Here are some things to consider if you think your business may need to do this now or in the future:
1. Know what you want in advance of asking for it
Although training companies are well-versed in gauging what a company might want or need as part of a bespoke course, they aren't psychics and will rely on your steer to help them create the best possible training for you. Make sure you have initial ideas about what will be required. This will help in choosing a good training provider who has experience in your line of business. Someone who normally trains retail companies is more likely to have expertise in people and customer management courses rather than software, for example.
Once you've chosen a provider who has the capacity to deliver your training, don't just leave it all up to them to decide what you should have in the course. Take notes, previous training materials, and key members of staff to a meeting where you can brainstorm what is required. Know what you want as an end result, and what skills you want to be developed through training. The more information you can give your training company, the better the quality of the training.

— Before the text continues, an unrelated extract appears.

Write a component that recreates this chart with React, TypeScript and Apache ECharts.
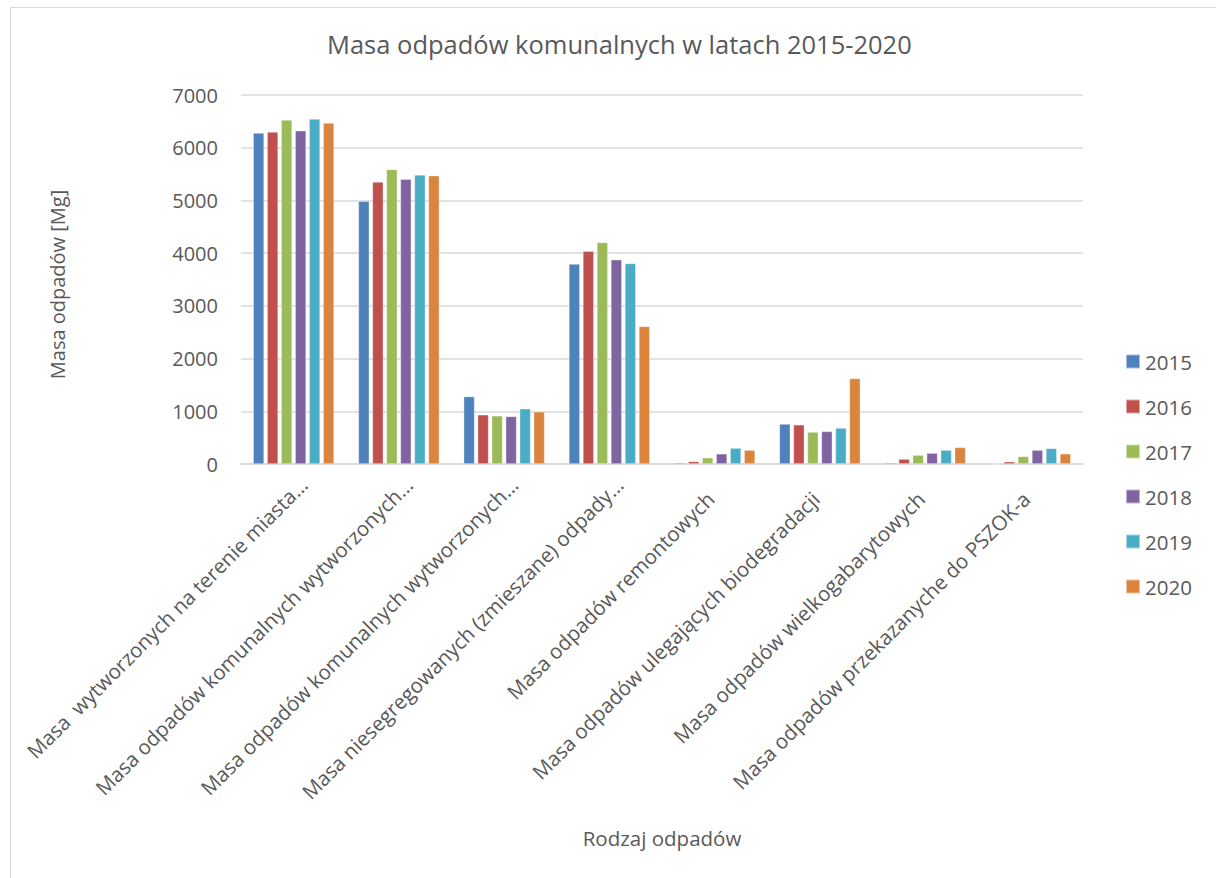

2. Make the course as future proof as possible
When designing a course, don't go into it with the frame of mind that this is only a 'one off' and won't be used again in the future. Most courses can be improved, updated and adapted to suit your future needs without you and the training company starting from scratch all over again. For example, if a business was to train its staff on Office 2007, making sure the new elements such as the office 'ribbon' were included instead of just basic word processing skills, then this would have 'future proofed' the training to include Office 2010 and beyond, too.
3. Keep a record of all the materials and notes
When you use a single training company a lot, and your relationship with them is frequent and mutually beneficial, you may get slack on backing up or saving training materials. In some unfortunate cases, a company may withdraw a course or even go bust - although this is a rare occurrence, imagine the dire consequences if you had left all the training materials and notes to them, and you had no copies. Just like backing up your personal files on your computer, if you don't back up your business materials, it may come and bite you in the future.
These steps are all useful things to consider when booking a bespoke training course. Don't be afraid to ask questions or 'feel the company out' before booking them, and don't be afraid either to give constructive feedback to your training company when required. This will help build the best course possible, for the best benefit in your workplace.